→ Instruction
Leave the pictures out and print every record below exactly as it stands.

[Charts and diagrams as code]
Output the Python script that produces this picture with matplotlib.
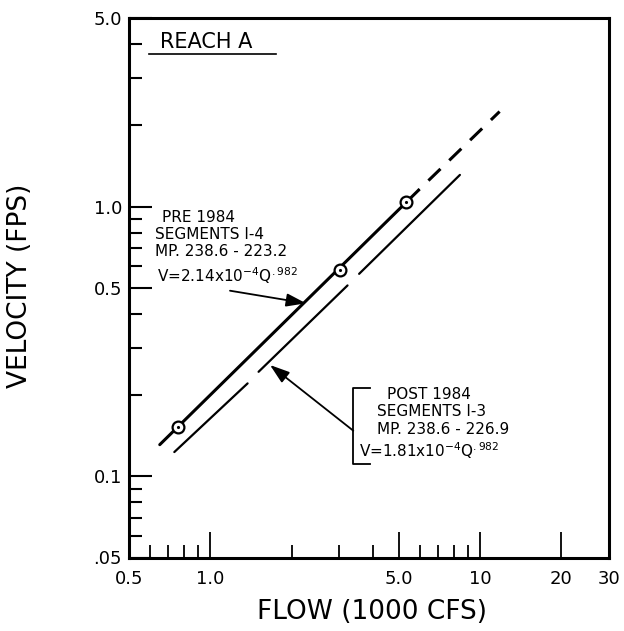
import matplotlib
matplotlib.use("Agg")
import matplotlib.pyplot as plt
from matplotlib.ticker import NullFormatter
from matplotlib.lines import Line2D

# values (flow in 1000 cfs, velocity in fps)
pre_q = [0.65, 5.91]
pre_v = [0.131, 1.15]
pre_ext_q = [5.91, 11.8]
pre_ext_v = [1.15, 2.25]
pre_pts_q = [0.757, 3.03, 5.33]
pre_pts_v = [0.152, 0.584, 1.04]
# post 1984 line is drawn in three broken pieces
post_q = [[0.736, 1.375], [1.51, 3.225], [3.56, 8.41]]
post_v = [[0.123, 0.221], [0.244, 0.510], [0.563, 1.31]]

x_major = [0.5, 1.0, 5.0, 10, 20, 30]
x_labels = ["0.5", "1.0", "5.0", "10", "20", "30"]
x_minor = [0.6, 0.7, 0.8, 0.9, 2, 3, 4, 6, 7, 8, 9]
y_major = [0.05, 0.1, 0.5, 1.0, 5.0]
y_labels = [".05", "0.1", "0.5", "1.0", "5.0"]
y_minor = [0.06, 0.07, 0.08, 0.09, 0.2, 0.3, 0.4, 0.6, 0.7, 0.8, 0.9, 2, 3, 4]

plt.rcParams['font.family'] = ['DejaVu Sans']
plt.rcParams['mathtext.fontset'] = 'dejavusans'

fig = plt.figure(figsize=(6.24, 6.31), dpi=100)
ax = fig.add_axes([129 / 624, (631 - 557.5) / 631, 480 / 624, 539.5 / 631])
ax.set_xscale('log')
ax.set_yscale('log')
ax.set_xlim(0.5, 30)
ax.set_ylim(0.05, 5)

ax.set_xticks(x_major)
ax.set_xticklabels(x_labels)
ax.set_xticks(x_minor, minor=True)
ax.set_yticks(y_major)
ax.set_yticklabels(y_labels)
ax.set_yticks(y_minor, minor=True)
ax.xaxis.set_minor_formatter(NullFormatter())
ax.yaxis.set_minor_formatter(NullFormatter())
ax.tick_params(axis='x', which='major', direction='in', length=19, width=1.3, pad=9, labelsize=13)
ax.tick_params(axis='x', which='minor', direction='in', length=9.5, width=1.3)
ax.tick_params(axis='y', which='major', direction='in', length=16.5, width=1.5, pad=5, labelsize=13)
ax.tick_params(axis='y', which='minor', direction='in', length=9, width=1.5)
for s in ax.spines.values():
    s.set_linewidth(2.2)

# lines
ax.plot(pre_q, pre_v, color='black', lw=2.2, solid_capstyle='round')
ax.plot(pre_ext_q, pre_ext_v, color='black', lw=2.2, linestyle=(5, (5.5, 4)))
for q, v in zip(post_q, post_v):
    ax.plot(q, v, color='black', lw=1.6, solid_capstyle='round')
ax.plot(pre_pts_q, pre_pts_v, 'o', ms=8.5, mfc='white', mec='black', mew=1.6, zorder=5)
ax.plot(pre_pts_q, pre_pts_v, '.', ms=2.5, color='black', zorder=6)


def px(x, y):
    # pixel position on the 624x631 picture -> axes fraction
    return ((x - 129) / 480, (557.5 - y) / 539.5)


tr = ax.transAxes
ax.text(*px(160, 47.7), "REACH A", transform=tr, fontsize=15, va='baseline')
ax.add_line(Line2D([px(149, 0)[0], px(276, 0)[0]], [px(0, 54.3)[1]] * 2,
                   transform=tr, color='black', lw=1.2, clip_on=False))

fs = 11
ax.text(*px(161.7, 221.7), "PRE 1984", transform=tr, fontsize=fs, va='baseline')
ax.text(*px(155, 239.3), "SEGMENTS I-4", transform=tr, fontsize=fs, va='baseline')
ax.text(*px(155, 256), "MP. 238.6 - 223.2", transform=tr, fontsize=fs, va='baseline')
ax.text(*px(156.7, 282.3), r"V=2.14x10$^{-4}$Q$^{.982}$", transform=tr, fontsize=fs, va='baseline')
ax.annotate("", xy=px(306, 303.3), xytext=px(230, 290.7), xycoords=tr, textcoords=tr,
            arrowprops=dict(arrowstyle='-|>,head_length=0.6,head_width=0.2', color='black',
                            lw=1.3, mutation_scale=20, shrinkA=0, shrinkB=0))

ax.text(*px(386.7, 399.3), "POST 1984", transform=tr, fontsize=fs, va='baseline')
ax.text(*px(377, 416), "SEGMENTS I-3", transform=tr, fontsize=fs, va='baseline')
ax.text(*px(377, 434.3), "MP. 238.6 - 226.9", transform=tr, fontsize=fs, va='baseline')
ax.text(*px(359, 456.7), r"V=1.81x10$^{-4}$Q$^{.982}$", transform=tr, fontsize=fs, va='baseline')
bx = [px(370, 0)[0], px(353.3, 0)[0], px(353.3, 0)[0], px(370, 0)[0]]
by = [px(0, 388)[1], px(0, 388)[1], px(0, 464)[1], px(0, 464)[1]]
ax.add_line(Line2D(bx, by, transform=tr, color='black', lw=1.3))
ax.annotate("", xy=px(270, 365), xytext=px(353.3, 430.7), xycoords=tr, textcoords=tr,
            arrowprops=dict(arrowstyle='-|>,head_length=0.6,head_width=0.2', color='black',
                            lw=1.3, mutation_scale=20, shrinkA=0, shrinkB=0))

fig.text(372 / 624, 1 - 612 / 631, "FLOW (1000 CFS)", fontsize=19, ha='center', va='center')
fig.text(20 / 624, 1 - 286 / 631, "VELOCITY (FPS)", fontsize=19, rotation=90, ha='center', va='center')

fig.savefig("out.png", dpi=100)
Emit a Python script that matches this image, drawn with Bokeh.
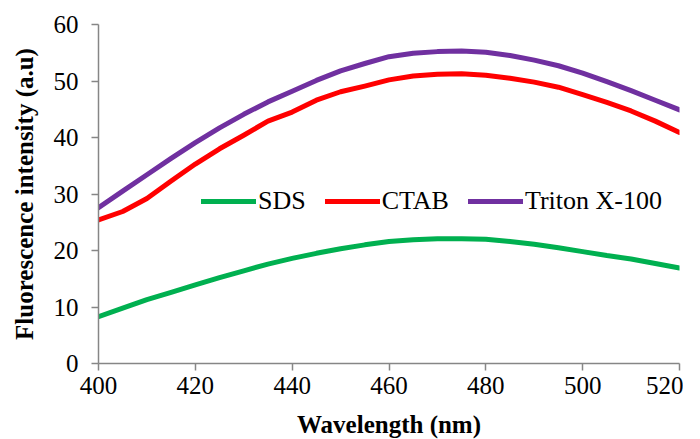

→ Finished exercise
Output the Python script that produces this picture with matplotlib.
import matplotlib
matplotlib.use("Agg")
import matplotlib.pyplot as plt
from matplotlib.ticker import NullFormatter
from matplotlib.lines import Line2D

# values (flow in 1000 cfs, velocity in fps)
pre_q = [0.65, 5.91]
pre_v = [0.131, 1.15]
pre_ext_q = [5.91, 11.8]
pre_ext_v = [1.15, 2.25]
pre_pts_q = [0.757, 3.03, 5.33]
pre_pts_v = [0.152, 0.584, 1.04]
# post 1984 line is drawn in three broken pieces
post_q = [[0.736, 1.375], [1.51, 3.225], [3.56, 8.41]]
post_v = [[0.123, 0.221], [0.244, 0.510], [0.563, 1.31]]

x_major = [0.5, 1.0, 5.0, 10, 20, 30]
x_labels = ["0.5", "1.0", "5.0", "10", "20", "30"]
x_minor = [0.6, 0.7, 0.8, 0.9, 2, 3, 4, 6, 7, 8, 9]
y_major = [0.05, 0.1, 0.5, 1.0, 5.0]
y_labels = [".05", "0.1", "0.5", "1.0", "5.0"]
y_minor = [0.06, 0.07, 0.08, 0.09, 0.2, 0.3, 0.4, 0.6, 0.7, 0.8, 0.9, 2, 3, 4]

plt.rcParams['font.family'] = ['DejaVu Sans']
plt.rcParams['mathtext.fontset'] = 'dejavusans'

fig = plt.figure(figsize=(6.24, 6.31), dpi=100)
ax = fig.add_axes([129 / 624, (631 - 557.5) / 631, 480 / 624, 539.5 / 631])
ax.set_xscale('log')
ax.set_yscale('log')
ax.set_xlim(0.5, 30)
ax.set_ylim(0.05, 5)

ax.set_xticks(x_major)
ax.set_xticklabels(x_labels)
ax.set_xticks(x_minor, minor=True)
ax.set_yticks(y_major)
ax.set_yticklabels(y_labels)
ax.set_yticks(y_minor, minor=True)
ax.xaxis.set_minor_formatter(NullFormatter())
ax.yaxis.set_minor_formatter(NullFormatter())
ax.tick_params(axis='x', which='major', direction='in', length=19, width=1.3, pad=9, labelsize=13)
ax.tick_params(axis='x', which='minor', direction='in', length=9.5, width=1.3)
ax.tick_params(axis='y', which='major', direction='in', length=16.5, width=1.5, pad=5, labelsize=13)
ax.tick_params(axis='y', which='minor', direction='in', length=9, width=1.5)
for s in ax.spines.values():
    s.set_linewidth(2.2)

# lines
ax.plot(pre_q, pre_v, color='black', lw=2.2, solid_capstyle='round')
ax.plot(pre_ext_q, pre_ext_v, color='black', lw=2.2, linestyle=(5, (5.5, 4)))
for q, v in zip(post_q, post_v):
    ax.plot(q, v, color='black', lw=1.6, solid_capstyle='round')
ax.plot(pre_pts_q, pre_pts_v, 'o', ms=8.5, mfc='white', mec='black', mew=1.6, zorder=5)
ax.plot(pre_pts_q, pre_pts_v, '.', ms=2.5, color='black', zorder=6)


def px(x, y):
    # pixel position on the 624x631 picture -> axes fraction
    return ((x - 129) / 480, (557.5 - y) / 539.5)


tr = ax.transAxes
ax.text(*px(160, 47.7), "REACH A", transform=tr, fontsize=15, va='baseline')
ax.add_line(Line2D([px(149, 0)[0], px(276, 0)[0]], [px(0, 54.3)[1]] * 2,
                   transform=tr, color='black', lw=1.2, clip_on=False))

fs = 11
ax.text(*px(161.7, 221.7), "PRE 1984", transform=tr, fontsize=fs, va='baseline')
ax.text(*px(155, 239.3), "SEGMENTS I-4", transform=tr, fontsize=fs, va='baseline')
ax.text(*px(155, 256), "MP. 238.6 - 223.2", transform=tr, fontsize=fs, va='baseline')
ax.text(*px(156.7, 282.3), r"V=2.14x10$^{-4}$Q$^{.982}$", transform=tr, fontsize=fs, va='baseline')
ax.annotate("", xy=px(306, 303.3), xytext=px(230, 290.7), xycoords=tr, textcoords=tr,
            arrowprops=dict(arrowstyle='-|>,head_length=0.6,head_width=0.2', color='black',
                            lw=1.3, mutation_scale=20, shrinkA=0, shrinkB=0))

ax.text(*px(386.7, 399.3), "POST 1984", transform=tr, fontsize=fs, va='baseline')
ax.text(*px(377, 416), "SEGMENTS I-3", transform=tr, fontsize=fs, va='baseline')
ax.text(*px(377, 434.3), "MP. 238.6 - 226.9", transform=tr, fontsize=fs, va='baseline')
ax.text(*px(359, 456.7), r"V=1.81x10$^{-4}$Q$^{.982}$", transform=tr, fontsize=fs, va='baseline')
bx = [px(370, 0)[0], px(353.3, 0)[0], px(353.3, 0)[0], px(370, 0)[0]]
by = [px(0, 388)[1], px(0, 388)[1], px(0, 464)[1], px(0, 464)[1]]
ax.add_line(Line2D(bx, by, transform=tr, color='black', lw=1.3))
ax.annotate("", xy=px(270, 365), xytext=px(353.3, 430.7), xycoords=tr, textcoords=tr,
            arrowprops=dict(arrowstyle='-|>,head_length=0.6,head_width=0.2', color='black',
                            lw=1.3, mutation_scale=20, shrinkA=0, shrinkB=0))

fig.text(372 / 624, 1 - 612 / 631, "FLOW (1000 CFS)", fontsize=19, ha='center', va='center')
fig.text(20 / 624, 1 - 286 / 631, "VELOCITY (FPS)", fontsize=19, rotation=90, ha='center', va='center')

fig.savefig("out.png", dpi=100)
Emit a Python script that matches this image, drawn with Bokeh.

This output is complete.